David Rokeby is a Canadian artist who worked for years in new media, creating interactive installations, and exhibiting them around the world (including here in Windsor most recently at the 2008 Media City -curated AGW exhibition). I had the opportunity to work with him on that 2008 show, Plotting Against Time, and he is one of the nicest and most brilliant people I’ve ever met.
More recently, his work has turned to large-scale installations. 2007’s Cloud played with perception through small sculptural elements rotating under a computer’s control.
This year’s long wave is a site specific installation that was commissioned by Luminato, Toronto Festival of Arts + Creativity and was on view at the Allen Lambert Galleria, Brookfield Place, Toronto, June 5 – 20, 2009. It is a 380 foot long, 60 foot high sculpture tracing a helix through the entire length of the galleria.
“long wave” is a materialization of a radio wave, a normally invisible, but constantly present feature of environment.
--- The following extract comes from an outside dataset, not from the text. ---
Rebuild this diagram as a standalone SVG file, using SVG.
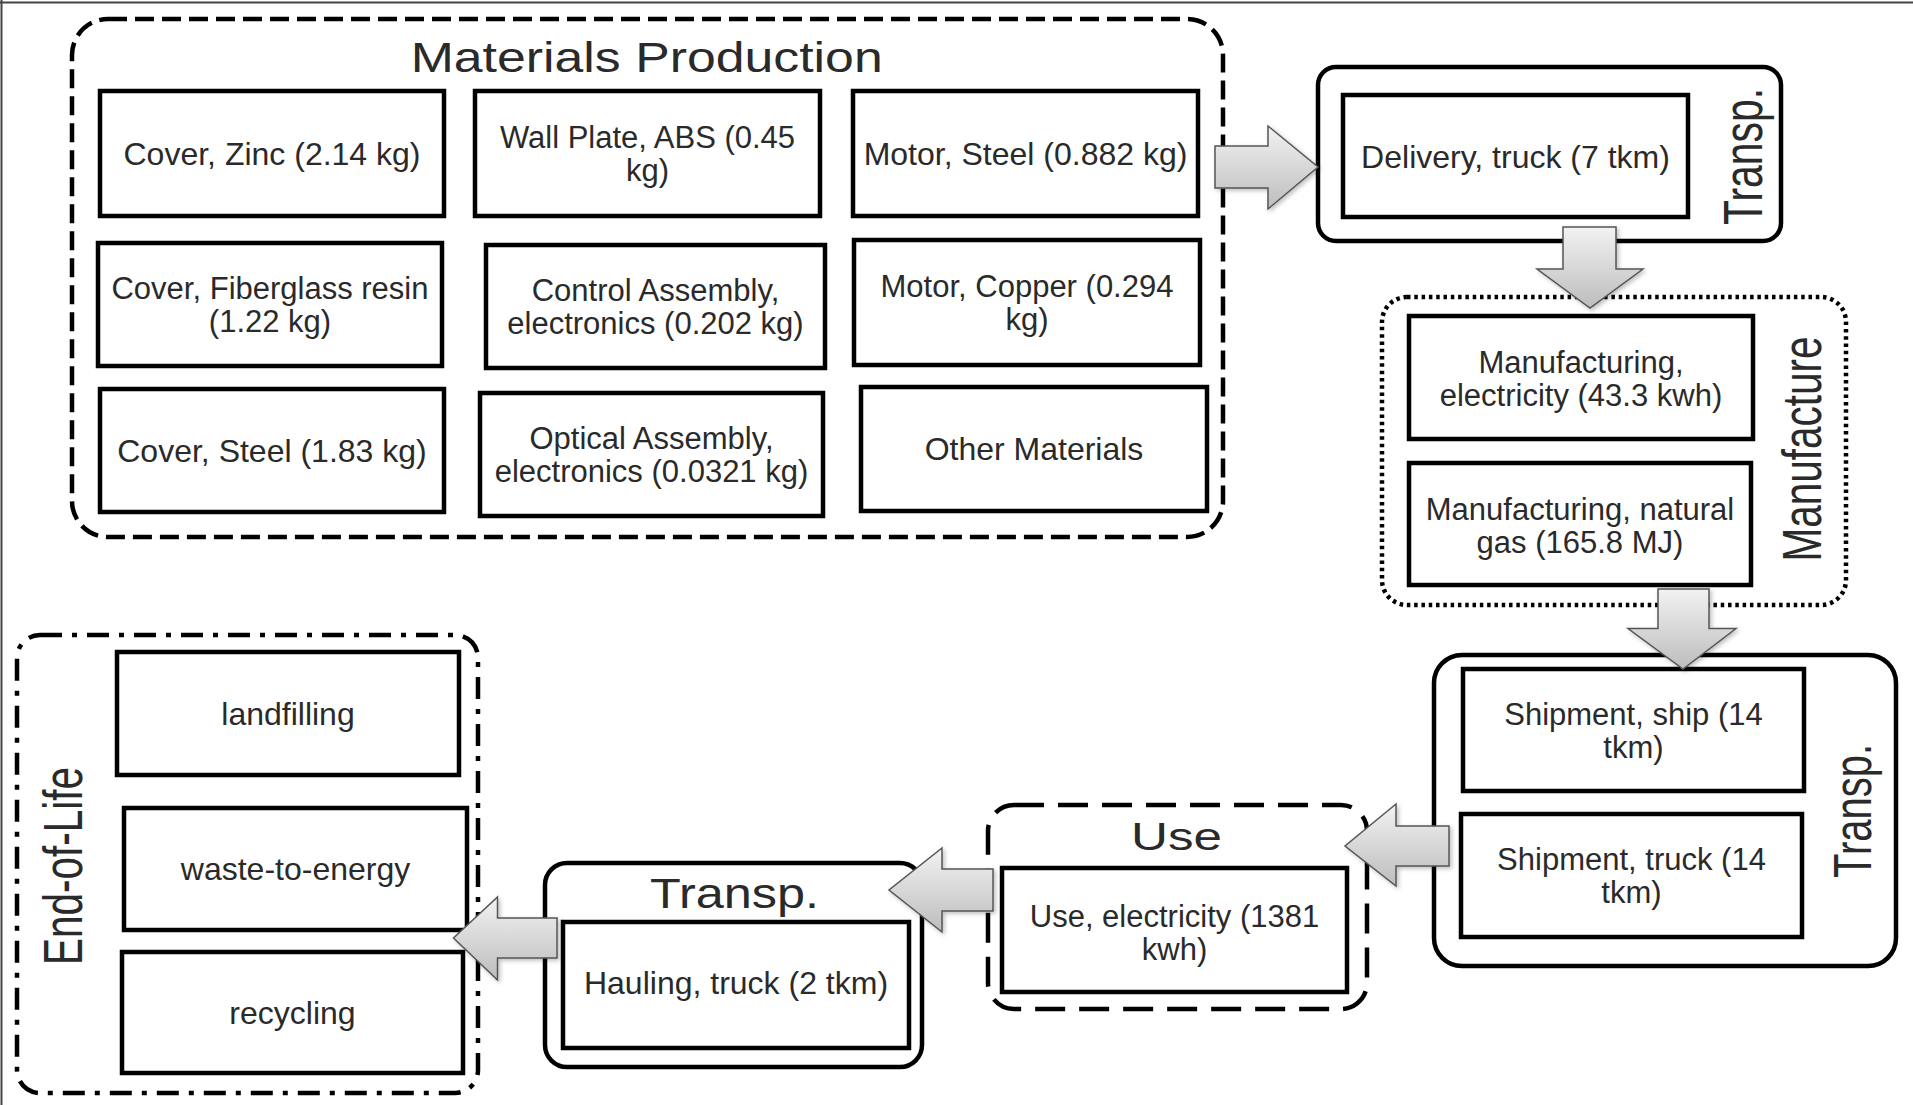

It represents the length of a radio wave in the short-wave radio band, in between the sizes of AM and FM radio waves. In our contemporary wireless environment, populated by tiny centimeter long wifi transmissions, these radio waves are really the dinosaurs of our communications era.
I’m getting more and more interested in larger-scale installations like this that at least in part respond to the architecture in which they are situated. With so many vacant building across this city, why worry about a sculpture garden when we could have an “installations in abandoned factories” tour?